Written task — Do not include the pictures; repeat the rest of the data exactly.

________

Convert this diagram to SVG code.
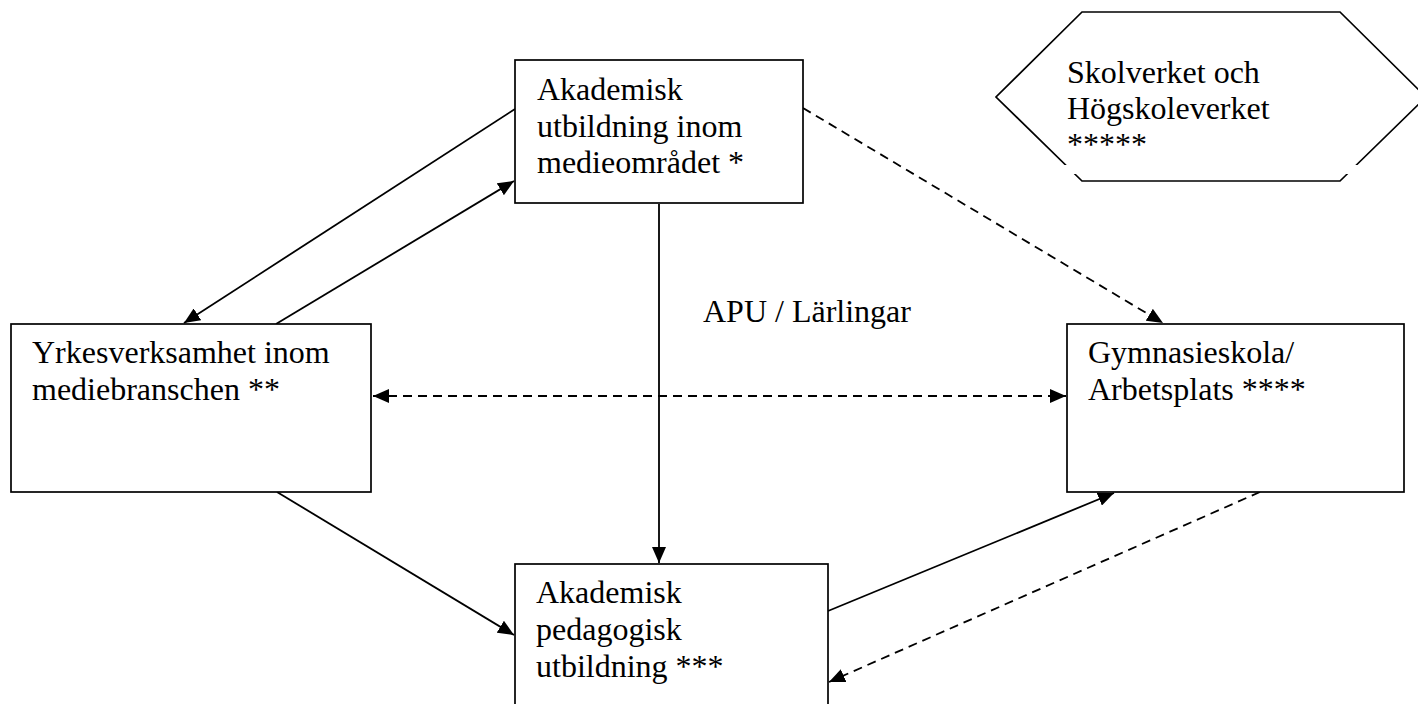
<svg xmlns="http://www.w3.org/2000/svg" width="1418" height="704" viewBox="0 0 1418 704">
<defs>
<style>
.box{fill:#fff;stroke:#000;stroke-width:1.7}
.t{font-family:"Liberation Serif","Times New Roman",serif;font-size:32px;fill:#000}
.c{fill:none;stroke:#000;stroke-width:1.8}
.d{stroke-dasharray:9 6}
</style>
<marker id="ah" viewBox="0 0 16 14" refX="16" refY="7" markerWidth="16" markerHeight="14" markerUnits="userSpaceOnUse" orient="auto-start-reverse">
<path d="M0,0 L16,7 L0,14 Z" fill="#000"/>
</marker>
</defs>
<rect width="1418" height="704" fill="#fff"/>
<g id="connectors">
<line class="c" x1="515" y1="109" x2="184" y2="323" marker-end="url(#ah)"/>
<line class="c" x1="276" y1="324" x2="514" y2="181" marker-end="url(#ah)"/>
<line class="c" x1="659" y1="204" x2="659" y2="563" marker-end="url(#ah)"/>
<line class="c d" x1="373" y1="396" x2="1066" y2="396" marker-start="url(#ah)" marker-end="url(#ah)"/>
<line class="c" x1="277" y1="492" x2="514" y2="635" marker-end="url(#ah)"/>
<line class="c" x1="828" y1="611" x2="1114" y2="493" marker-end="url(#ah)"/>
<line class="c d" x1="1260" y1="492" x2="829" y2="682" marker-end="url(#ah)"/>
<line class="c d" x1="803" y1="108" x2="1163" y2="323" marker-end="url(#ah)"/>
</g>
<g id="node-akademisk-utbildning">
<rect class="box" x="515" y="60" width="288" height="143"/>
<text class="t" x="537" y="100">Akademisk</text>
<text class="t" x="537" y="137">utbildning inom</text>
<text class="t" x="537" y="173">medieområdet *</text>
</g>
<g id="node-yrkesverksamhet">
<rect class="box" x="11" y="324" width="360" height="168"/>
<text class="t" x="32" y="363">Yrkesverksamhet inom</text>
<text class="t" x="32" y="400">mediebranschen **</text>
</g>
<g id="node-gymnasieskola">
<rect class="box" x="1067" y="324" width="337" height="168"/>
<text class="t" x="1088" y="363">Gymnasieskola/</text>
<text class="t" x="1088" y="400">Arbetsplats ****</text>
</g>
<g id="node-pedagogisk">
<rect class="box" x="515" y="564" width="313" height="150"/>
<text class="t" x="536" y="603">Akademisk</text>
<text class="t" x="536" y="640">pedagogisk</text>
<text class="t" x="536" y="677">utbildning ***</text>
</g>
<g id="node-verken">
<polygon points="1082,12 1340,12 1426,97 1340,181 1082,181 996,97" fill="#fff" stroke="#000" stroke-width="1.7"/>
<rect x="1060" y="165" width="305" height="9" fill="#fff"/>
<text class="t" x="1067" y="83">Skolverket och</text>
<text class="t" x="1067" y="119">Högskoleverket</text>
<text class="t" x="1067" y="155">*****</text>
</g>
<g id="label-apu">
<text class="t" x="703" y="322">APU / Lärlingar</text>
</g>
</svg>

________

Response to this task —
Convert this diagram to SVG code.
<svg xmlns="http://www.w3.org/2000/svg" width="1418" height="704" viewBox="0 0 1418 704">
<defs>
<style>
.box{fill:#fff;stroke:#000;stroke-width:1.7}
.t{font-family:"Liberation Serif","Times New Roman",serif;font-size:32px;fill:#000}
.c{fill:none;stroke:#000;stroke-width:1.8}
.d{stroke-dasharray:9 6}
</style>
<marker id="ah" viewBox="0 0 16 14" refX="16" refY="7" markerWidth="16" markerHeight="14" markerUnits="userSpaceOnUse" orient="auto-start-reverse">
<path d="M0,0 L16,7 L0,14 Z" fill="#000"/>
</marker>
</defs>
<rect width="1418" height="704" fill="#fff"/>
<g id="connectors">
<line class="c" x1="515" y1="109" x2="184" y2="323" marker-end="url(#ah)"/>
<line class="c" x1="276" y1="324" x2="514" y2="181" marker-end="url(#ah)"/>
<line class="c" x1="659" y1="204" x2="659" y2="563" marker-end="url(#ah)"/>
<line class="c d" x1="373" y1="396" x2="1066" y2="396" marker-start="url(#ah)" marker-end="url(#ah)"/>
<line class="c" x1="277" y1="492" x2="514" y2="635" marker-end="url(#ah)"/>
<line class="c" x1="828" y1="611" x2="1114" y2="493" marker-end="url(#ah)"/>
<line class="c d" x1="1260" y1="492" x2="829" y2="682" marker-end="url(#ah)"/>
<line class="c d" x1="803" y1="108" x2="1163" y2="323" marker-end="url(#ah)"/>
</g>
<g id="node-akademisk-utbildning">
<rect class="box" x="515" y="60" width="288" height="143"/>
<text class="t" x="537" y="100">Akademisk</text>
<text class="t" x="537" y="137">utbildning inom</text>
<text class="t" x="537" y="173">medieområdet *</text>
</g>
<g id="node-yrkesverksamhet">
<rect class="box" x="11" y="324" width="360" height="168"/>
<text class="t" x="32" y="363">Yrkesverksamhet inom</text>
<text class="t" x="32" y="400">mediebranschen **</text>
</g>
<g id="node-gymnasieskola">
<rect class="box" x="1067" y="324" width="337" height="168"/>
<text class="t" x="1088" y="363">Gymnasieskola/</text>
<text class="t" x="1088" y="400">Arbetsplats ****</text>
</g>
<g id="node-pedagogisk">
<rect class="box" x="515" y="564" width="313" height="150"/>
<text class="t" x="536" y="603">Akademisk</text>
<text class="t" x="536" y="640">pedagogisk</text>
<text class="t" x="536" y="677">utbildning ***</text>
</g>
<g id="node-verken">
<polygon points="1082,12 1340,12 1426,97 1340,181 1082,181 996,97" fill="#fff" stroke="#000" stroke-width="1.7"/>
<rect x="1060" y="165" width="305" height="9" fill="#fff"/>
<text class="t" x="1067" y="83">Skolverket och</text>
<text class="t" x="1067" y="119">Högskoleverket</text>
<text class="t" x="1067" y="155">*****</text>
</g>
<g id="label-apu">
<text class="t" x="703" y="322">APU / Lärlingar</text>
</g>
</svg>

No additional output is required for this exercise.